February 6, 2004
Rebekah A. Hall
Washington, D.C. – A former government microbiologist, David Lewis, recently accused the Environmental Protection Agency (EPA) of using unreliable information when the agency denied a petition to stop the use of sewage sludge as fertilizer.
Testifying before a House subcommittee, Lewis said data concerning sludge quality at two Georgia diary farms already had been rejected by state officials and labeled "completely unreliable, possibly even fraudulent," news sources report.
In December 2003, the EPA denied a petition from 73 labor, environment and farm organizations for a moratorium on landfill-based uses of sewage sludge, which would affect more than 3 million tons of sludge used each year as fertilizer. Lewis has asked for an internal investigation of the moratorium. He also claims he was fired from the EPA after raising concerns about sludge standards.

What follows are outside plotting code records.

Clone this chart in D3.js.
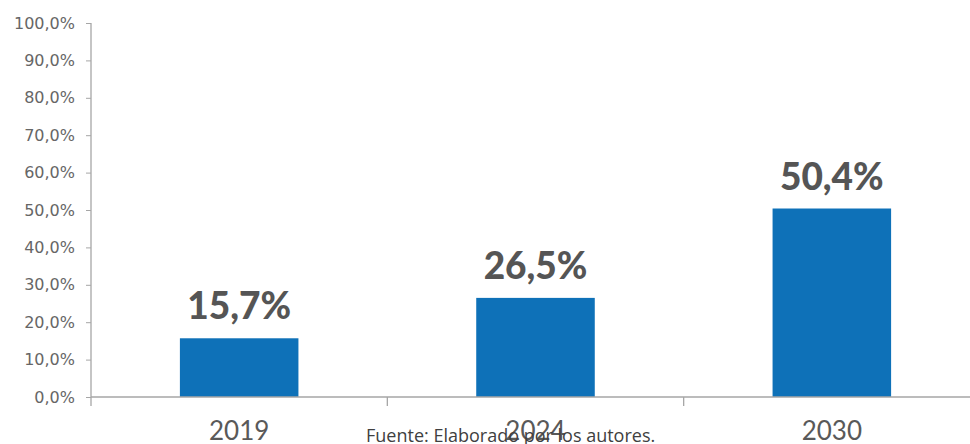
<!DOCTYPE html>
<html><head><meta charset="utf-8">
<script src="https://cdn.jsdelivr.net/npm/d3@7"></script>
<style>body{margin:0;background:#fff;}svg{display:block;}</style>
</head><body>
<script>
const categories = ["2019", "2024", "2030"];
const values = [15.7, 26.5, 50.4];
const labels = ["15,7%", "26,5%", "50,4%"];
const yTicks = [0,10,20,30,40,50,60,70,80,90,100];

const W = 970, H = 444;
const svg = d3.select("body").append("svg").attr("width", W).attr("height", H);
const x0 = 91, x1 = 980, y0 = 397, y1 = 23;
const x = d3.scaleBand().domain(categories).range([x0, x1]).paddingInner(0).paddingOuter(0);
const y = d3.scaleLinear().domain([0, 100]).range([y0, y1]);
const grey = "#a6a6a6";
const textCol = "#595959";
const font = "Lato, 'Open Sans', sans-serif";

// y axis
const yAxis = svg.append("g").attr("transform", `translate(${x0},0)`)
  .call(d3.axisLeft(y).tickValues(yTicks).tickSize(5).tickPadding(11)
    .tickFormat(d => d3.format(".1f")(d).replace(".", ",") + "%"));
yAxis.select(".domain").remove();
yAxis.selectAll(".tick line").attr("stroke", grey);
yAxis.selectAll(".tick text").attr("fill", "#666666")
  .style("font-family", "'DejaVu Sans', sans-serif").style("font-size", "16px");
svg.append("line").attr("x1", x0).attr("x2", x0).attr("y1", y1).attr("y2", y0 + 9).attr("stroke", grey).attr("stroke-width", 1.3);

// bars
const barW = x.bandwidth() * 0.4;
svg.selectAll("rect.bar").data(values).join("rect").attr("class", "bar")
  .attr("x", (d, i) => x(categories[i]) + x.bandwidth() / 2 - barW / 2)
  .attr("width", barW)
  .attr("y", d => y(d)).attr("height", d => y0 - y(d))
  .attr("fill", "#0e71b8");

// x axis
svg.append("line").attr("x1", x0).attr("x2", W).attr("y1", y0).attr("y2", y0).attr("stroke", grey).attr("stroke-width", 1.3);
categories.slice(1).forEach(c => {
  svg.append("line").attr("x1", x(c)).attr("x2", x(c)).attr("y1", y0).attr("y2", y0 + 9).attr("stroke", grey).attr("stroke-width", 1.3);
});
svg.selectAll("text.cat").data(categories).join("text").attr("class", "cat")
  .attr("x", d => x(d) + x.bandwidth() / 2).attr("y", 440)
  .attr("text-anchor", "middle").attr("fill", textCol)
  .style("font-family", font).style("font-size", "26px").text(d => d);

// value labels
svg.selectAll("text.val").data(values).join("text").attr("class", "val")
  .attr("x", (d, i) => x(categories[i]) + x.bandwidth() / 2).attr("y", d => y(d) - 19)
  .attr("text-anchor", "middle").attr("fill", "#555555")
  .style("font-family", font).style("font-weight", "900").style("font-size", "37px")
  .text((d, i) => labels[i]);

// source
svg.append("text").attr("x", 366).attr("y", 442).attr("fill", "#404040")
  .style("font-family", "'Open Sans', sans-serif").style("font-size", "18px")
  .text("Fuente: Elaborado por los autores.");
</script>
</body></html>
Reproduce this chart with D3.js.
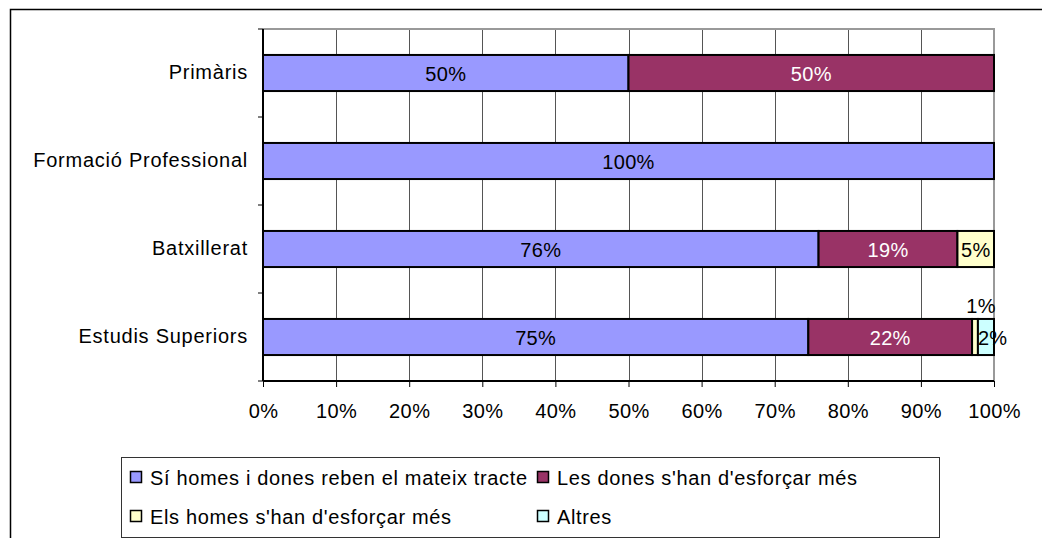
<!DOCTYPE html>
<html>
<head>
<meta charset="utf-8">
<script src="https://cdn.jsdelivr.net/npm/d3@7"></script>
<style>
  body { margin: 0; background: #fff; }
  svg { display: block; font-family: "Liberation Sans", Arial, sans-serif; }
</style>
</head>
<body>
<div id="chart"></div>
<script>
const categories = ['Primàris', 'Formació Professional', 'Batxillerat', 'Estudis Superiors'];
const seriesNames = [
  "Sí homes i dones reben el mateix tracte",
  "Les dones s'han d'esforçar més",
  "Els homes s'han d'esforçar més",
  "Altres"
];
const seriesColors = ['#9999FF', '#993366', '#FFFFCC', '#CCFFFF'];
const labelColors = ['#000', '#fff', '#000', '#000'];
// percentage values per category, one array per series
const sameTreatment = [50, 100, 76, 74.6];
const womenMore = [50, 0, 19, 22.4];
const menMore = [0, 0, 5, 0.8];
const others = [0, 0, 0, 2.2];
const xTicks = [0, 10, 20, 30, 40, 50, 60, 70, 80, 90, 100];

const width = 1042, height = 538;
const plot = { left: 263, right: 994, top: 29, bottom: 381 };

const svg = d3.select('#chart').append('svg')
  .attr('width', width)
  .attr('height', height);

// outer chart frame (cropped at right/bottom)
svg.append('rect')
  .attr('x', 10.5).attr('y', 9.5)
  .attr('width', 1045).attr('height', 545)
  .attr('fill', 'none').attr('stroke', '#000').attr('stroke-width', 1.5);

const x = d3.scaleLinear().domain([0, 100]).range([plot.left, plot.right]);
const y = d3.scaleBand().domain(categories).range([plot.top, plot.bottom]).paddingInner(0.59).paddingOuter(0.295);
const yOuter = d3.scaleBand().domain(categories).range([plot.top, plot.bottom]);

// vertical gridlines
svg.append('g').selectAll('line')
  .data(xTicks.slice(1, -1))
  .join('line')
  .attr('x1', d => Math.round(x(d)) + 0.5).attr('x2', d => Math.round(x(d)) + 0.5)
  .attr('y1', plot.top).attr('y2', plot.bottom)
  .attr('stroke', '#555').attr('stroke-width', 1);

// plot area border top / right
svg.append('path')
  .attr('d', `M${plot.left},${plot.top}H${plot.right}V${plot.bottom}`)
  .attr('fill', 'none').attr('stroke', '#999').attr('stroke-width', 2);

const series = [sameTreatment, womenMore, menMore, others];
const rows = categories.map((c, i) => {
  let acc = 0;
  return series.map((s, k) => {
    const v = s[i];
    const seg = { cat: c, k, v, x0: acc, x1: acc + v };
    acc += v;
    return seg;
  }).filter(d => d.v > 0);
});
const segs = rows.flat();

svg.append('g').selectAll('rect')
  .data(segs)
  .join('rect')
  .attr('x', d => x(d.x0))
  .attr('y', d => y(d.cat))
  .attr('width', d => x(d.x1) - x(d.x0))
  .attr('height', y.bandwidth())
  .attr('fill', d => seriesColors[d.k])
  .attr('stroke', '#000')
  .attr('stroke-width', 2);

// segment labels
svg.append('g').selectAll('text')
  .data(segs)
  .join('text')
  .attr('font-size', 20)
  .attr('letter-spacing', 0.3)
  .attr('fill', d => labelColors[d.k])
  .attr('dominant-baseline', 'central')
  .attr('text-anchor', d => {
    const w = x(d.x1) - x(d.x0);
    return w < 8 ? 'middle' : (w < 25 ? 'start' : 'middle');
  })
  .attr('x', d => {
    const w = x(d.x1) - x(d.x0);
    if (w < 8) return x(d.x0) + 9;
    if (w < 25) return x(d.x0);
    return (x(d.x0) + x(d.x1)) / 2;
  })
  .attr('y', d => {
    const w = x(d.x1) - x(d.x0);
    const c = y(d.cat) + y.bandwidth() / 2;
    return w < 8 ? y(d.cat) - 13 : c + 1;
  })
  .text(d => Math.round(d.v) + '%');

// x axis
const xAxis = svg.append('g')
  .attr('transform', `translate(0,${plot.bottom})`)
  .call(d3.axisBottom(x).tickValues(xTicks).tickFormat(d => d + '%').tickSize(6).tickPadding(17));
xAxis.select('.domain').attr('stroke', '#000').attr('stroke-width', 2).attr('d', `M${plot.left},0H${plot.right}`);
xAxis.selectAll('.tick line').attr('stroke', '#000');
xAxis.selectAll('.tick text').attr('font-size', 20).attr('letter-spacing', 0.4).attr('fill', '#000').attr('font-family', '"Liberation Sans", Arial, sans-serif');

// y axis
const yAxis = svg.append('g')
  .attr('transform', `translate(${plot.left},0)`)
  .call(d3.axisLeft(y).tickSize(0).tickPadding(15));
yAxis.select('.domain').attr('stroke', '#000').attr('stroke-width', 2).attr('d', `M0,${plot.top}V${plot.bottom}`);
yAxis.selectAll('.tick text').attr('font-size', 20).attr('letter-spacing', 0.75).attr('fill', '#000').attr('font-family', '"Liberation Sans", Arial, sans-serif');
const bounds = categories.map(c => yOuter(c)).concat([plot.bottom]);
yAxis.append('g').selectAll('line')
  .data(bounds)
  .join('line')
  .attr('x1', -5).attr('x2', 0)
  .attr('y1', d => d).attr('y2', d => d)
  .attr('stroke', '#000');

// legend
const legend = svg.append('g');
legend.append('rect')
  .attr('x', 121.5).attr('y', 457.5)
  .attr('width', 818).attr('height', 80)
  .attr('fill', '#fff').attr('stroke', '#333').attr('stroke-width', 1);
const legendPos = [[130, 478], [537, 478], [130, 517], [537, 517]];
const items = legend.selectAll('g.item')
  .data(seriesNames)
  .join('g')
  .attr('class', 'item')
  .attr('transform', (d, i) => `translate(${legendPos[i][0]},${legendPos[i][1]})`);
items.append('rect')
  .attr('x', 0.5).attr('y', -6.5)
  .attr('width', 11).attr('height', 11)
  .attr('fill', (d, i) => seriesColors[i])
  .attr('stroke', '#000').attr('stroke-width', 1.5);
items.append('text')
  .attr('x', 20).attr('y', 0)
  .attr('dominant-baseline', 'central')
  .attr('font-size', 20)
  .attr('letter-spacing', 0.65)
  .text(d => d);
</script>
</body>
</html>
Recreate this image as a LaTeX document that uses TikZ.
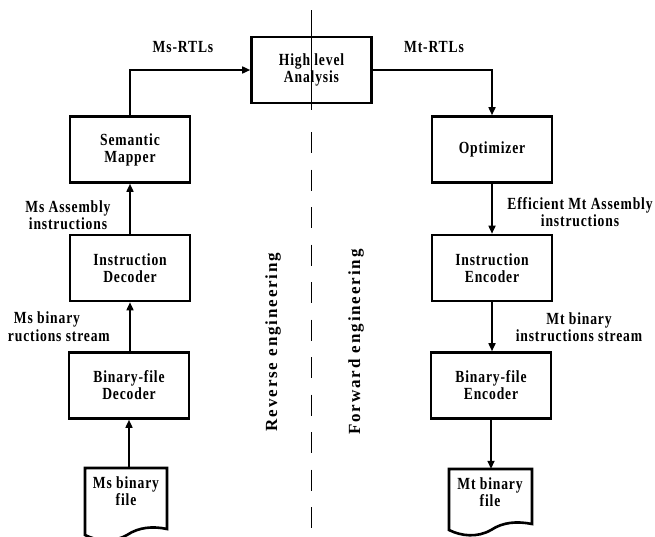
\documentclass[tikz,border=0pt]{standalone}
\usepackage{fontspec}
\setmainfont{Liberation Serif}[FakeStretch=0.8, LetterSpace=5]
\newfontfamily\rotfont{Liberation Serif}[LetterSpace=11]
\usetikzlibrary{arrows.meta}
\tikzset{
  txt/.style={font=\fontsize{17}{17}\selectfont\bfseries, align=center, inner sep=0pt},
  boxnode/.style={txt, draw, line width=2.6pt, minimum width=120pt, minimum height=66pt},
  docnode/.style={txt, minimum width=82pt, minimum height=46pt},
  boxline/.style={line width=2.6pt, line join=miter},
  arr/.style={line width=1.6pt, -{Triangle[length=8pt,width=7pt]}},
  rottxt/.style={font=\rotfont\fontsize{17}{17}\selectfont\bfseries, rotate=90, inner sep=0pt},
}
\begin{document}
\begin{tikzpicture}[x=1pt,y=-1pt]
\useasboundingbox (0,0) rectangle (655,536);
% divider
\coordinate (dtop) at (311.5,10);
\coordinate (dmid) at (311.5,110);
\coordinate (dstart) at (311.5,132);
\coordinate (dend) at (311.5,536);
\draw[line width=1.2pt] (dtop) -- (dmid);
\draw[line width=1.2pt, dash pattern=on 21pt off 16.5pt] (dstart) -- (dend);

% boxes
\node[boxnode] (hla) at (311.5,70) {High level\\Analysis};
\node[boxnode] (sm) at (130,149.5) {Semantic\\Mapper};
\node[boxnode] (id) at (130,268) {Instruction\\Decoder};
\node[boxnode] (bd) at (129,385.5) {Binary-file\\Decoder};
\node[boxnode] (opt) at (492,149.5) {Optimizer};
\node[boxnode] (ie) at (492,268) {Instruction\\Encoder};
\node[boxnode] (be) at (491,385.5) {Binary-file\\Encoder};

% documents
\node[docnode] (msdoc) at (126,491) {Ms binary\\file};
\draw[boxline] (85,468) -- (85,535) .. controls (97,541) and (113,543) .. (127,535)
  .. controls (139,527) and (153,526) .. (167,529) -- (167,468) -- cycle;
\node[docnode] (mtdoc) at (490,492) {Mt binary\\file};
\draw[boxline] (449,469) -- (449,530) .. controls (461,536) and (477,538) .. (491,530)
  .. controls (503,522) and (517,521) .. (532,524) -- (532,469) -- cycle;

% connectors
\draw[arr] (sm.north) |- (hla.west);
\draw[arr] (hla.east) -| (opt.north);
\draw[arr] (id.north) -- (sm.south);
\draw[arr] (bd.north -| id.south) -- (id.south);
\draw[arr] (msdoc.north -| bd.south) -- (bd.south);
\draw[arr] (opt.south) -- (ie.north);
\draw[arr] (ie.south) -- (ie.south |- be.north);
\draw[arr] (be.south) -- (be.south |- mtdoc.north);

% labels
\node[txt] (l1) at (183,47) {Ms-RTLs};
\node[txt] (l2) at (434,47) {Mt-RTLs};
\node[txt] (l3) at (68,215) {Ms Assembly\\instructions};
\node[txt] (l4) at (47,319) {Ms binary};
\node[txt, anchor=east] (l5) at (110,336) {ructions stream};
\node[txt] (l6) at (580,212) {Efficient Mt Assembly\\instructions};
\node[txt] (l7) at (579,327) {Mt binary\\instructions stream};

% rotated
\node[rottxt] (rev) at (273,342) {Reverse engineering};
\node[rottxt] (fwd) at (356,342) {Forward engineering};
\end{tikzpicture}
\end{document}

Additionally, sludge was a hot button recently when a federal judge rejecting a Virginia county's laws banning biosolids from being used as fertilizer on farm fields and pastures in late November 2003. In this case, the anti-biosolids ordinance enacted by the Appomattox County Board in early 2002 required that farmers obtain a permit to use biosolids and that farms using biosolids obtain special zoning along with other various restrictions. After farmers filed a complaint, a judge issued a preliminary injunction that was upheld by a three-judge panel, reaffirming the biosolid restriction should up lifted.